Museums become gyms, beauty salons in protest against Covid-restrictions in The Netherlands

Museums become gyms, beauty salons in protest against Covid-restrictions in The Netherlands

The move faced a lot of criticism by local mayors

Earlier today, about a hundred cultural institutions in The Netherlands have opened their doors to the public as gyms, beauty salons in a protest move, local media report. The coordinated action, which involves some of the biggest cultural institutions, challenges the anti-Covid restrictions announced by Prime Minister Mark Rutte last week.

The new measures allow the reopening of shops and contact professions such as hairdressers, massage and beauty salons, even sex workers, but not the cultural sector nor the bars and restaurants.

Would you do your hair in the theatre?

The mass action called Kapsalon Theater (hairsalon theatre) or Museum Gym was organised by Museum Association and local actors, as a reaction to the “inconsistent” restrictions, DutchNews reports. The action was further encouraged as PM Rutte and some local mayors have reportedly claimed that brief protest openings of bars was a demonstration right and closures would not be enforced.
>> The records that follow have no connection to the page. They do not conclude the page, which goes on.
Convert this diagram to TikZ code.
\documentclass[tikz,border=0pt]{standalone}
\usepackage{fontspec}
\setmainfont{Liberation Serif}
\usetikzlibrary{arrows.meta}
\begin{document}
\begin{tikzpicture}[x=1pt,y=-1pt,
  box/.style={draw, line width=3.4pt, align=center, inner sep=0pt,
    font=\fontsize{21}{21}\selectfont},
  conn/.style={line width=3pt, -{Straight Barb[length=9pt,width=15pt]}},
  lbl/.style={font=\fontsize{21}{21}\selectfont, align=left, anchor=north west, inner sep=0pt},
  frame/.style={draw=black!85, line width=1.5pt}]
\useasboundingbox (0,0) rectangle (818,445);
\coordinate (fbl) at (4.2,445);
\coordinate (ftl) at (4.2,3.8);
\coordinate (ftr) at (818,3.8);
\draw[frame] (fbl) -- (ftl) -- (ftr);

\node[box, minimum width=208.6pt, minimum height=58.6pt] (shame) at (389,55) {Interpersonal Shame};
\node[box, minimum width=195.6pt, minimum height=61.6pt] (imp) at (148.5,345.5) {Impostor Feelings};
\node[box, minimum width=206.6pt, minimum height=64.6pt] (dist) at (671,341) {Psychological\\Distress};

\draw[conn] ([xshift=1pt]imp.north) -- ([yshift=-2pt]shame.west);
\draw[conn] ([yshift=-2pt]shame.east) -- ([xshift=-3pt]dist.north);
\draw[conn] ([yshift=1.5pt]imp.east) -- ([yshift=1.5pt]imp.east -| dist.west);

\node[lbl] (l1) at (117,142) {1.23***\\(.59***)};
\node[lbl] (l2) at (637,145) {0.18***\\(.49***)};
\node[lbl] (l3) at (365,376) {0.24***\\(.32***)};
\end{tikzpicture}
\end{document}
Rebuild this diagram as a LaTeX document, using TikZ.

Accordingly, to accentuate on the unequal treatment of cultural institutions, their directors set up brief protest actions today, by temporarily becoming establishments offering services for which restrictions were levied. For instance, in De Kleine Komedie theatre in Amsterdam, hairdressers were put on stage and the hall was turned into a ‘waiting room’ with comic acts.

Many museums joined the action by allowing visitors to practice sports inside and giving ‘mental booster’ sessions, pilates, yoga, and mindfulness sessions, while about 60 theatres have transformed themselves into hairdresser salons.

The Utrecht Museum Speelklok made the heaviest organs (musical instruments) in the museum available to visitors, so that they could do their 'work out' routines. Interestingly, the famous Van Gogh Museum offered haircuts and manicures, including Van Gogh-inspired nail art for just 30 euros.

Cultural institutions demand equal treatment in the re-opening policy as their spaces guarantee enough distance between visitors, who line up and enter only with valid certificates. In their opinion, they cannot be deemed to be riskier than closed spaces such as large shops, which accept much more visitors.

Several Dutch mayors, including Amsterdam’s Femke Halsema have previously announced their disapproval of the action and promised to enforce checks and eventually – closures - of the transgressing cultural institutions.